Effective cache management involves determining when to invalidate or expire cached data to ensure consistency and freshness. You can use strategies like Time-To-Live (TTL) values, which specify how long a cache entry should be considered valid, or event-driven invalidation, which updates the cache when changes occur in the underlying data.

Part 6: Monitoring and Alerting

Proactive monitoring and alerting are critical to detecting and responding to spike traffic before it impacts your platform’s performance and reliability.

6.1 Monitoring Key Metrics

Monitor key metrics that provide insights into your platform’s health and performance, including:

• Response times: Measure the latency of your application and API endpoints to identify potential performance bottlenecks.
• Error rates: Track the number and frequency of errors, such as 4xx or 5xx HTTP status codes, to identify issues with your application or infrastructure.
• Resource utilization: Monitor CPU, memory, disk, and network usage to detect resource constraints and potential bottlenecks.

6.2 Establishing Alert Thresholds

Set up alerts based on predefined thresholds for your key metrics, notifying your team when issues arise or when traffic patterns deviate from normal levels.
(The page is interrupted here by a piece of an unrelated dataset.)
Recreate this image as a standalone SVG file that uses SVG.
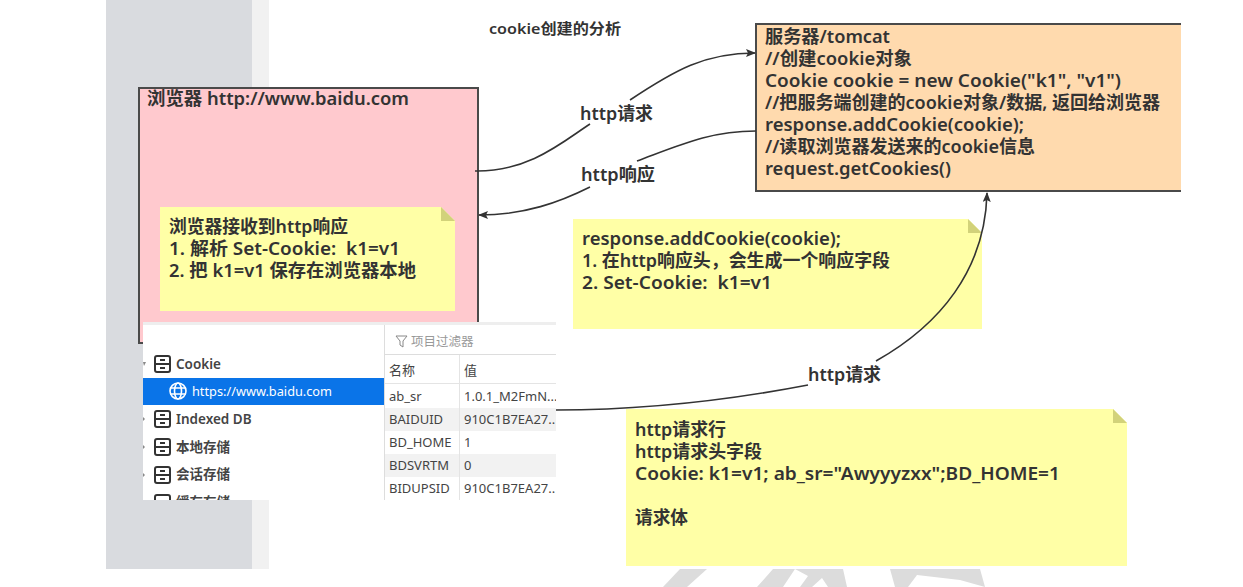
<svg xmlns="http://www.w3.org/2000/svg" width="1243" height="587" viewBox="0 0 1243 587">
<style>
text{font-family:"Noto Sans","Noto Sans CJK SC",sans-serif;fill:#333;white-space:pre}
.t{font-size:18px;font-weight:600}
.s{font-size:13px;fill:#444}
.b{font-size:13.5px;font-weight:600;fill:#444}
.box{stroke:#4a4a4a;stroke-width:2}
.note{fill:#ffffa6}
.fold{fill:#d2d27a}
.c{fill:none;stroke:#333;stroke-width:1.6}
.ic{fill:none;stroke:#333;stroke-width:2}
</style>
<defs>
<marker id="a" markerWidth="10" markerHeight="8" refX="9" refY="4" orient="auto" markerUnits="userSpaceOnUse"><path d="M0 0L10 4L0 8L2 4Z" fill="#333"/></marker>
<clipPath id="clip"><rect x="143" y="322" width="413" height="178"/></clipPath>
</defs>
<rect width="1243" height="587" fill="#fff"/>
<rect x="106" width="146" height="569" fill="#d9dbdf"/>
<rect x="252" width="17" height="569" fill="#f1f1f1"/>
<g fill="#dcdcdc"><path d="M680 569H707L687 587H663Z"/><path d="M773 569H843L847 587H828L822 578L812 587H800L808 576L795 569L783 587H757Z"/><path d="M890 569H980L985 587L960 580L917 575L908 587H895Z"/></g>
<text id="title" x="489" y="34" style="font-size:15px;font-weight:600" textLength="132" lengthAdjust="spacingAndGlyphs">cookie创建的分析</text>
<g id="browser">
<rect class="box" x="139" y="88" width="339" height="255" fill="#ffc9ce"/>
<text class="t" x="147" y="105" textLength="262" lengthAdjust="spacingAndGlyphs">浏览器 http://www.baidu.com</text>
</g>
<g id="note-browser">
<path class="note" d="M160 207H441L455 221V311H160Z"/><path class="fold" d="M441 207L455 221H441Z"/>
<text class="t" x="169" y="233" textLength="179" lengthAdjust="spacingAndGlyphs">浏览器接收到http响应</text>
<text class="t" x="169" y="255" textLength="231" lengthAdjust="spacingAndGlyphs">1. 解析 Set-Cookie:  k1=v1</text>
<text class="t" x="169" y="277" textLength="247" lengthAdjust="spacingAndGlyphs">2. 把 k1=v1 保存在浏览器本地</text>
</g>
<g id="server">
<path class="box" d="M1181 24H756V191H1181" fill="#ffdaae"/>
<text class="t" x="765" y="43" textLength="125" lengthAdjust="spacingAndGlyphs">服务器/tomcat</text>
<text class="t" x="765" y="65" textLength="147" lengthAdjust="spacingAndGlyphs">//创建cookie对象</text>
<text class="t" x="765" y="87" textLength="356" lengthAdjust="spacingAndGlyphs">Cookie cookie = new Cookie("k1", "v1")</text>
<text class="t" x="765" y="109" textLength="395" lengthAdjust="spacingAndGlyphs">//把服务端创建的cookie对象/数据, 返回给浏览器</text>
<text class="t" x="765" y="131" textLength="259" lengthAdjust="spacingAndGlyphs">response.addCookie(cookie);</text>
<text class="t" x="765" y="153" textLength="270" lengthAdjust="spacingAndGlyphs">//读取浏览器发送来的cookie信息</text>
<text class="t" x="765" y="175" textLength="186" lengthAdjust="spacingAndGlyphs">request.getCookies()</text>
</g>
<g id="note-response">
<path class="note" d="M573 219H968L982 233V329H573Z"/><path class="fold" d="M968 219L982 233H968Z"/>
<text class="t" x="582" y="245" textLength="259" lengthAdjust="spacingAndGlyphs">response.addCookie(cookie);</text>
<text class="t" x="582" y="267" textLength="308" lengthAdjust="spacingAndGlyphs">1. 在http响应头，会生成一个响应字段</text>
<text class="t" x="582" y="289" textLength="190" lengthAdjust="spacingAndGlyphs">2. Set-Cookie:  k1=v1</text>
</g>
<g id="note-request">
<path class="note" d="M626 409H1113L1127 423V566H626Z"/><path class="fold" d="M1113 409L1127 423H1113Z"/>
<text class="t" x="635" y="436" textLength="91" lengthAdjust="spacingAndGlyphs">http请求行</text>
<text class="t" x="635" y="458" textLength="127" lengthAdjust="spacingAndGlyphs">http请求头字段</text>
<text class="t" x="635" y="480" textLength="425" lengthAdjust="spacingAndGlyphs">Cookie: k1=v1; ab_sr="Awyyyzxx";BD_HOME=1</text>
<text class="t" x="635" y="524" textLength="53" lengthAdjust="spacingAndGlyphs">请求体</text>
</g>
<g id="devtools" clip-path="url(#clip)">
<rect x="143" y="322" width="413" height="178" fill="#fff"/>
<rect x="143" y="322" width="413" height="3" fill="#eee"/>
<rect x="384" y="325" width="1" height="175" fill="#ddd"/>
<rect x="385" y="354" width="171" height="1" fill="#ddd"/>
<rect x="385" y="383" width="171" height="1" fill="#e4e4e4"/>
<rect x="385" y="408" width="171" height="23" fill="#f2f2f2"/>
<rect x="385" y="454" width="171" height="23" fill="#f2f2f2"/>
<rect x="459" y="355" width="1" height="145" fill="#e4e4e4"/>
<rect x="143" y="378" width="241" height="27" fill="#0a74e8"/>
<g class="ic">
<rect x="155" y="356" width="15" height="16" rx="2"/><path d="M155 364H170M160 360H165M160 368H165"/>
<rect x="155" y="411" width="15" height="16" rx="2"/><path d="M155 419H170M160 415H165M160 423H165"/>
<rect x="155" y="439" width="15" height="16" rx="2"/><path d="M155 447H170M160 443H165M160 451H165"/>
<rect x="155" y="467" width="15" height="16" rx="2"/><path d="M155 475H170M160 471H165M160 479H165"/>
<rect x="155" y="495" width="15" height="16" rx="2"/>
</g>
<g fill="none" stroke="#fff" stroke-width="1.6"><circle cx="178" cy="391" r="8"/><ellipse cx="178" cy="391" rx="3.5" ry="8"/><path d="M170 388H186M170 394H186"/></g>
<path d="M143 362L146 362L144 366Z M143 417L145 419L143 421Z M143 445L145 447L143 449Z M143 473L145 475L143 477Z" fill="#888"/>
<text class="b" x="176" y="369">Cookie</text>
<text x="192" y="396" style="font-size:13px;fill:#fff" textLength="140" lengthAdjust="spacingAndGlyphs">https://www.baidu.com</text>
<text class="b" x="176" y="424">Indexed DB</text>
<text class="b" x="176" y="452">本地存储</text>
<text class="b" x="176" y="479">会话存储</text>
<text class="b" x="176" y="507">缓存存储</text>
<path d="M396 336H407L403 341V347L400 345V341Z" fill="none" stroke="#888"/>
<text x="411" y="346" style="font-size:12.5px;fill:#999">项目过滤器</text>
<text class="s" x="389" y="375">名称</text><text class="s" x="464" y="375">值</text>
<text class="s" x="389" y="401">ab_sr</text><text class="s" x="464" y="401">1.0.1_M2FmN...</text>
<text class="s" x="389" y="424">BAIDUID</text><text class="s" x="464" y="424">910C1B7EA27..</text>
<text class="s" x="389" y="447">BD_HOME</text><text class="s" x="464" y="447">1</text>
<text class="s" x="389" y="470">BDSVRTM</text><text class="s" x="464" y="470">0</text>
<text class="s" x="389" y="493">BIDUPSID</text><text class="s" x="464" y="493">910C1B7EA27..</text>
</g>
<g id="connectors">
<path class="c" d="M475 171C530 172 565 140 590 124"/>
<path class="c" d="M630 100C675 70 705 53 755 53" marker-end="url(#a)"/>
<path class="c" d="M756 131C710 131 680 145 637 161"/>
<path class="c" d="M590 187C560 202 525 215 479 215" marker-end="url(#a)"/>
<path class="c" d="M556 410C650 410 730 400 808 385"/>
<path class="c" d="M876 361C940 325 985 270 987 193" marker-end="url(#a)"/>
</g>
<g id="labels">
<text class="t" x="580" y="120" textLength="73" lengthAdjust="spacingAndGlyphs">http请求</text>
<text class="t" x="581" y="181" textLength="74" lengthAdjust="spacingAndGlyphs">http响应</text>
<text class="t" x="808" y="381" textLength="73" lengthAdjust="spacingAndGlyphs">http请求</text>
</g>
</svg>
This will enable you to respond quickly to traffic spikes and address issues before they impact your users.

So get Mitigating those Traffic Spikes!

Handling spike traffic effectively is crucial for maintaining the performance, reliability, and user experience of your platform. By implementing strategies like capacity planning, load balancing, auto-scaling, caching, and monitoring, your Platform Engineering team can be well-equipped to manage and mitigate the impact of sudden traffic surges, ensuring that your platform remains resilient and responsive even under the most demanding conditions.